Dr. Vianne Timmons, now President and Vice-Chancellor of the University of Regina
Dr. Vianne Timmons, now President and Vice-Chancellor of the University of Regina - Submitted

A former New Glaswegian was appointed to the Order of Canada on Dec. 29 by Governor General Julie Payette for her decades of work with disabled children.

Dr. Vianne Timmons, now President and Vice-Chancellor of the University of Regina, began her career in 1976 at the now-closed Pictou County Children’s Training Centre.

“First of all I’m tremendously honoured and humbled by the award,” Timmons told The News. “I feel the award is the work of a lot of people and so I see the award as theirs as well.”

The children she once worked with at the Training Centre typically had severe and multiple disabilities. Many of her young clients had no language ability and behaviour challenges, as they were frustrated by being unable to speak, in addition to physical impairments.

While the Training Centre helped Timmons launch her career, she later joined the movement to close it down in the 1980s. Since then, disabled children have been increasingly integrated into mainstream education.

However, this has created new challenges, as children with disabilities can be prone to being bullied. Especially vulnerable are those with autism, a condition that makes it difficult for those affected to understand non-verbal cues and social norms.

Other children can lash out at disabled classmates if they do not understand why they behave in a certain way. Timmons said the best remedy was educating children about disabilities.

“Knowledge breeds compassion,” said Timmons.

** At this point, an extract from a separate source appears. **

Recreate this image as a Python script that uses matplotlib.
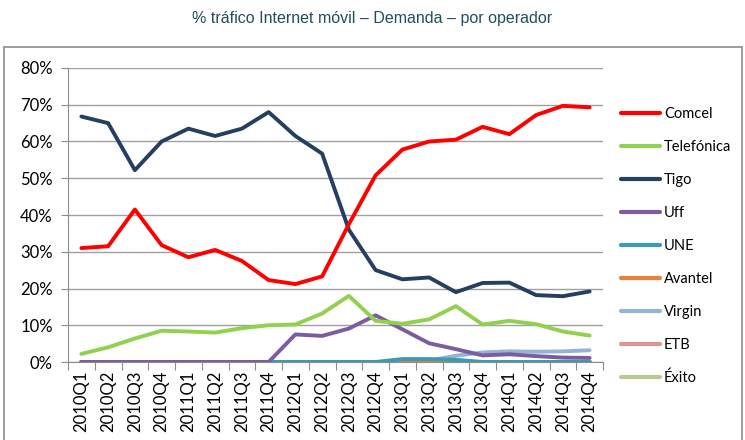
import numpy as np
import matplotlib
matplotlib.use('Agg')
from matplotlib import pyplot as plt
from matplotlib.patches import Rectangle
from matplotlib.ticker import FixedLocator, PercentFormatter

plt.rcParams['font.family'] = ['Lato', 'DejaVu Sans']

quarters = ['2010Q1', '2010Q2', '2010Q3', '2010Q4', '2011Q1', '2011Q2', '2011Q3', '2011Q4',
            '2012Q1', '2012Q2', '2012Q3', '2012Q4', '2013Q1', '2013Q2', '2013Q3', '2013Q4',
            '2014Q1', '2014Q2', '2014Q3', '2014Q4']

comcel = [31, 31.5, 41.5, 31.8, 28.5, 30.5, 27.5, 22.3, 21.2, 23.3,
          37.5, 50.8, 57.8, 60, 60.5, 64, 62, 67.2, 69.7, 69.3]
telefonica = [2.2, 4, 6.4, 8.5, 8.3, 8, 9.2, 10, 10.2, 13.2,
              18, 11.2, 10.4, 11.6, 15.2, 10.2, 11.2, 10.3, 8.3, 7.2]
tigo = [66.8, 65, 52.2, 60, 63.5, 61.5, 63.5, 68, 61.5, 56.7,
        36, 25, 22.5, 23, 19, 21.5, 21.6, 18.2, 17.9, 19.2]
uff = [0, 0, 0, 0, 0, 0, 0, 0, 7.5, 7.1,
       9.1, 12.7, 8.9, 5.1, 3.5, 1.8, 2.1, 1.6, 1.2, 1.1]
une = [0, 0, 0, 0, 0, 0, 0, 0, 0, 0,
       0, 0, 0.8, 0.8, 0.6, 0, 0, 0, 0, 0]
avantel = [0] * 20
virgin = [0, 0, 0, 0, 0, 0, 0, 0, 0, 0,
          0, 0, 0, 0.4, 1.7, 2.6, 2.9, 2.8, 2.9, 3.2]
etb = [0] * 20
exito = [0] * 20

series = [('Comcel', comcel, '#FF0000'),
          ('Telefónica', telefonica, '#92D050'),
          ('Tigo', tigo, '#243F60'),
          ('Uff', uff, '#7B5C9E'),
          ('UNE', une, '#3A9BB3'),
          ('Avantel', avantel, '#E8823A'),
          ('Virgin', virgin, '#95B3D7'),
          ('ETB', etb, '#D99694'),
          ('Éxito', exito, '#B5CC8E')]

fig = plt.figure(figsize=(7.45, 4.40), dpi=100)
fig.text(0.5, 0.958, '% tráfico Internet móvil – Demanda – por operador',
         ha='center', va='center', fontsize=11.5, color='#1F4F5F',
         family=['Liberation Sans', 'DejaVu Sans'])
fig.patches.append(Rectangle((4 / 745, -0.2), 738 / 745, 0.2 + 1 - 47 / 440,
                             transform=fig.transFigure, fill=False,
                             edgecolor='#8C8C8C', linewidth=1.2))

ax = fig.add_axes([68 / 745, 1 - 362 / 440, 535 / 745, 294 / 440])
x = np.arange(len(quarters))
# draw in reverse so Comcel ends up on top
for name, vals, col in reversed(series):
    ax.plot(x, vals, color=col, linewidth=2.8, label=name, solid_capstyle='round')

ax.set_xlim(-0.5, len(quarters) - 0.5)
ax.set_ylim(0, 80)
ax.yaxis.set_major_locator(FixedLocator(np.arange(0, 81, 10)))
ax.yaxis.set_major_formatter(PercentFormatter(decimals=0))
ax.grid(axis='y', color='#A0A0A0', linewidth=1)
ax.set_axisbelow(True)

ax.set_xticks(np.arange(-0.5, len(quarters), 1))
ax.set_xticklabels([])
ax.set_xticks(x, minor=True)
ax.set_xticklabels(quarters, minor=True, rotation=90, fontsize=12)
ax.tick_params(axis='x', which='minor', length=0, pad=6)
ax.tick_params(axis='x', which='major', length=6, color='#8C8C8C', direction='out')
ax.tick_params(axis='y', length=5, color='#8C8C8C', labelsize=12, pad=6)

for s in ['top', 'right']:
    ax.spines[s].set_visible(False)
for s in ['left', 'bottom']:
    ax.spines[s].set_color('#8C8C8C')

handles, labels = ax.get_legend_handles_labels()
leg = fig.legend(handles[::-1], labels[::-1], loc='upper left',
                 bbox_to_anchor=(621 / 745, 1 - 107 / 440), frameon=False,
                 fontsize=10.5, handlelength=2.7, handletextpad=0.25,
                 labelspacing=1.3, borderpad=0, borderaxespad=0)
for h in leg.get_lines():
    h.set_linewidth(3)

fig.savefig('out.png', dpi=100)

Today, she sees more children and youth with anxiety or other emotional disorders, issues that were uncommon back in the 1970s.

Timmons said that a likely reason for this was a rapidly changing world and greater awareness of global events, together with increased worries about the future. Such worries triggering anxiety include jobs, pensions and climate change, to name a few.

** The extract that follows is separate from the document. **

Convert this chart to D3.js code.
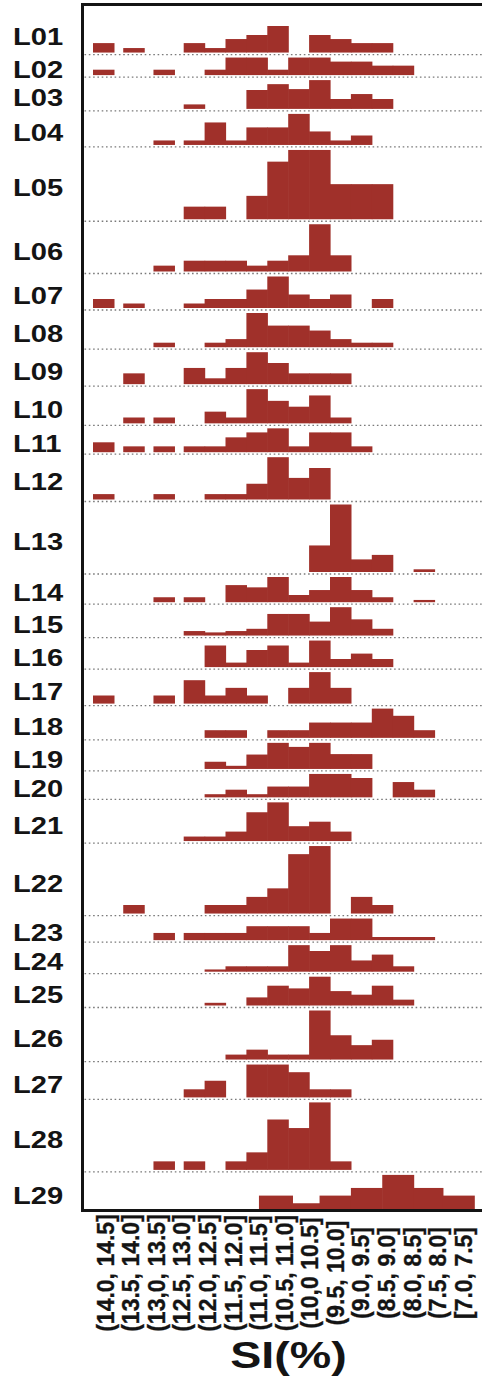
<!DOCTYPE html>
<html><head><meta charset="utf-8">
<script src="https://cdn.jsdelivr.net/npm/d3@7"></script>
<style>html,body{margin:0;padding:0;background:#fff;} svg{display:block;}</style>
</head><body>
<svg id="chart" width="482" height="1384"></svg>
<script>
// ---- data ----
const binLabels = ["(14.0, 14.5]", "(13.5, 14.0]", "(13,0, 13.5]", "(12.5, 13.0]", "(12.0, 12.5]",
  "(11.5, 12.0]", "(11.0, 11.5]", "(10.5, 11.0]", "(10,0 10.5]", "(9.5, 10.0]",
  "(9.0, 9.5]", "(8.5, 9.0]", "(8.0, 8.5]", "(7.5, 8.0]", "[7.0, 7.5]"];
const binUpper = [14.5, 14.0, 13.5, 13.0, 12.5, 12.0, 11.5, 11.0, 10.5, 10.0, 9.5, 9.0, 8.5, 8.0, 7.5];
const rowNames = ["L01","L02","L03","L04","L05","L06","L07","L08","L09","L10","L11","L12","L13","L14",
  "L15","L16","L17","L18","L19","L20","L21","L22","L23","L24","L25","L26","L27","L28","L29"];
const L01 = [2.1,1.0,0,2.1,1.0,3.0,3.9,5.9,0,3.9,3.0,2.1,2.1,0,0];
const L02 = [1.2,0,1.2,0,1.2,3.9,3.9,1.2,3.9,3.9,3.0,3.0,2.1,2.1,0];
const L03 = [0,0,0,1.0,0,0,4.2,5.5,4.4,6.4,2.2,3.3,2.2,0,0];
const L04 = [0,0,1.0,1.0,5.0,1.0,3.9,3.9,6.9,3.0,1.0,2.1,0,0,0];
const L05 = [0,0,0,2.8,2.8,0,5.2,12.8,15.4,15.4,7.8,7.8,7.8,0,0];
const L06 = [0,0,1.3,2.4,2.4,2.4,1.3,2.4,3.6,10.5,3.6,0,0,0,0];
const L07 = [2.0,1.0,0,1.0,2.0,2.0,4.1,7.0,3.0,2.0,3.0,0,2.0,0,0];
const L08 = [0,0,1.0,0,1.0,1.8,7.6,4.8,4.8,3.7,1.8,1.0,1.0,0,0];
const L09 = [0,2.4,0,3.6,1.3,3.6,7.1,4.7,2.4,2.4,2.4,0,0,0,0];
const L10 = [0,1.3,1.3,0,2.6,1.3,7.6,5.0,3.7,6.2,1.3,0,0,0,0];
const L11 = [2.2,1.3,1.3,1.3,1.3,3.3,4.4,5.3,1.3,4.4,4.4,1.3,0,0,0];
const L12 = [1.2,0,1.2,0,1.2,1.2,3.5,9.4,4.8,7.0,0,0,0,0,0];
const L13 = [0,0,0,0,0,0,0,0,0,5.9,15.0,2.8,3.8,0,0.6];
const L14 = [0,0,1.1,1.1,0,3.8,3.3,5.6,1.6,2.7,5.6,2.7,1.1,0,0.5];
const L15 = [0,0,0,1.0,0.7,1.0,1.5,4.8,4.8,3.1,6.3,3.6,1.5,0,0];
const L16 = [0,0,0,0,4.8,1.0,3.8,4.8,1.0,5.9,1.8,3.0,1.8,0,0];
const L17 = [1.8,0,1.8,5.2,1.8,3.5,1.8,0,3.5,7.0,3.5,0,0,0,0];
const L18 = [0,0,0,0,1.7,1.7,0,1.7,1.7,3.4,3.4,3.4,6.5,4.9,1.7];
const L19 = [0,0,0,0,1.6,0.7,3.2,5.8,4.9,5.8,3.3,3.3,0,0,0];
const L20 = [0,0,0,0,0.7,1.7,0.7,2.4,2.4,5.2,5.2,4.3,0,3.4,1.7];
const L21 = [0,0,0,1.0,1.0,2.1,6.4,8.6,3.3,4.3,2.1,0,0,0,0];
const L22 = [0,1.9,0,0,1.9,1.9,3.7,5.6,13.2,15.0,0,3.7,1.9,0,0];
const L23 = [0,0,1.6,1.6,1.6,1.6,3.1,3.1,3.1,1.6,4.8,4.8,0.7,0.7,0.7];
const L24 = [0,0,0,0,0.5,1.2,1.2,1.2,5.9,4.6,5.9,2.5,3.8,1.2,0];
const L25 = [0,0,0,0,0.6,0,1.8,4.4,3.8,6.4,3.2,2.4,4.4,1.3,0];
const L26 = [0,0,0,0,0,1.1,2.2,1.1,1.1,10.9,5.4,3.2,4.4,0,0];
const L27 = [0,0,0,1.8,3.7,0,7.3,7.3,5.6,1.8,1.8,0,0,0,0];
const L28 = [0,0,1.9,1.9,0,1.9,3.9,11.2,9.3,15.0,1.9,0,0,0,0];
// L29 was binned on its own, wider intervals
const L29Edges = [11.2, 10.4, 9.75, 9.0, 8.25, 7.5, 6.8, 6.05];
const L29 = [3.0, 1.3, 3.0, 4.7, 7.6, 4.7, 3.0];
const axisTitle = "SI(%)";

// ---- layout ----
const svg = d3.select("#chart");
const ink = "#141414", barColor = "#a0302a";
const font = "'Liberation Sans', Arial, sans-serif";
const frameLeft = 82.5, frameTop = 4.5, W = 482;
const unit = 4.5;         // px per frequency unit
const gap = 5, topPad = 21.5;

const x = d3.scaleLinear().domain([14.5, 13.0, 7.0]).range([93.3, 184, 434.8]);
const bw = x(12.5) - x(13.0);
const hScale = d3.scaleLinear().domain([0, 1]).range([0, unit]);

const mainRows = [L01,L02,L03,L04,L05,L06,L07,L08,L09,L10,L11,L12,L13,L14,L15,L16,L17,L18,L19,L20,
  L21,L22,L23,L24,L25,L26,L27,L28];
const rows = rowNames.map((name, i) => {
  if (i < mainRows.length) {
    return {name, bars: mainRows[i].map((v, j) => ({x0: binUpper[j], x1: binUpper[j] - 0.5, v, narrow: true}))};
  }
  return {name, bars: L29.map((v, j) => ({x0: L29Edges[j], x1: L29Edges[j + 1], v, narrow: false}))};
});
let prev = null;
rows.forEach((r, i) => {
  const mx = d3.max(r.bars, d => d.v);
  r.base = (i === 0 ? frameTop + topPad : prev.base + gap) + hScale(mx);
  r.top = i === 0 ? frameTop + 4 : prev.base;
  prev = r;
});
const bottomY = rows[rows.length - 1].base + 1.3;

// dotted baselines
svg.append("g").selectAll("line").data(rows.slice(0, -1)).join("line")
  .attr("x1", frameLeft + 2).attr("x2", W)
  .attr("y1", d => d.base + 2).attr("y2", d => d.base + 2)
  .attr("stroke", "#7a7a7a").attr("stroke-width", 1.3).attr("stroke-dasharray", "1.6 2.7");

// bars
const rg = svg.append("g").selectAll("g").data(rows).join("g");
rg.selectAll("rect").data(d => d.bars.filter(b => b.v > 0).map(b => ({...b, base: d.base}))).join("rect")
  .attr("x", b => x(b.x0) - 0.3)
  .attr("width", b => (b.narrow ? bw : x(b.x1) - x(b.x0)) + 0.6)
  .attr("y", b => b.base - hScale(b.v))
  .attr("height", b => hScale(b.v))
  .attr("fill", barColor);

// row labels
svg.append("g").selectAll("text").data(rows).join("text")
  .attr("transform", d => `translate(13,${(d.top + d.base) / 2 + 6 + 8.3}) scale(1.25,1)`)
  .attr("font-family", font).attr("font-weight", "bold")
  .attr("font-size", 23.3).attr("fill", ink)
  .text(d => d.name);

// frame
svg.append("line").attr("x1", frameLeft).attr("x2", frameLeft).attr("y1", frameTop - 1.5).attr("y2", bottomY + 1.5)
  .attr("stroke", ink).attr("stroke-width", 3);
svg.append("line").attr("x1", frameLeft - 1.5).attr("x2", W).attr("y1", frameTop).attr("y2", frameTop)
  .attr("stroke", ink).attr("stroke-width", 3);
svg.append("line").attr("x1", frameLeft - 1.5).attr("x2", W).attr("y1", bottomY).attr("y2", bottomY)
  .attr("stroke", ink).attr("stroke-width", 3);

// bin labels (rotated)
const xl = d3.scalePoint().domain(binLabels).range([105, 463]);
const ax = svg.append("g").attr("transform", "translate(0,1273)")
  .call(d3.axisBottom(xl).tickSize(0));
ax.select(".domain").remove();
ax.selectAll("text")
  .attr("transform", "rotate(-90)")
  .attr("x", 0).attr("y", 0).attr("dy", "0.36em")
  .attr("text-anchor", "middle")
  .attr("font-family", font).attr("font-weight", "bold")
  .attr("font-size", 23).attr("fill", ink)
  .attr("stroke", ink).attr("stroke-width", 0.35);

// axis title
svg.append("text")
  .attr("transform", "translate(288.5,1368) scale(1.26,1)")
  .attr("text-anchor", "middle")
  .attr("font-family", font).attr("font-weight", "bold")
  .attr("font-size", 37).attr("fill", ink)
  .text(axisTitle);
</script>
</body></html>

“They care deeply,” said Timmons of the current generation.

Having earned the Order of Canada, Timmons now feels it’s her duty to guide a new generation of Canadians towards a more just society.

“With this appointment comes added responsibility, however, because many of Canada’s longstanding ideals – inclusiveness, tolerance and mutual respect – seem to be increasingly under threat. My hope is that as an Officer of the Order of Canada, I can continue to advance and promote these ideals for the next generation of Canada’s leaders, on whom we will depend so much in the years to come,” said Timmons in an earlier release.

Timmons will be formally invested as an Officer of the Order of Canada at Rideau Hall in Ottawa.

She has won numerous other awards for her work including being named one of Canada’s Top 100 Most Powerful Women in 2008, 2009, 2010 and 2011.

While Timmons has come a long way since her time at the Children’s Training Centre, she still sees New Glasgow as home and often returns to visit both her mother and friends.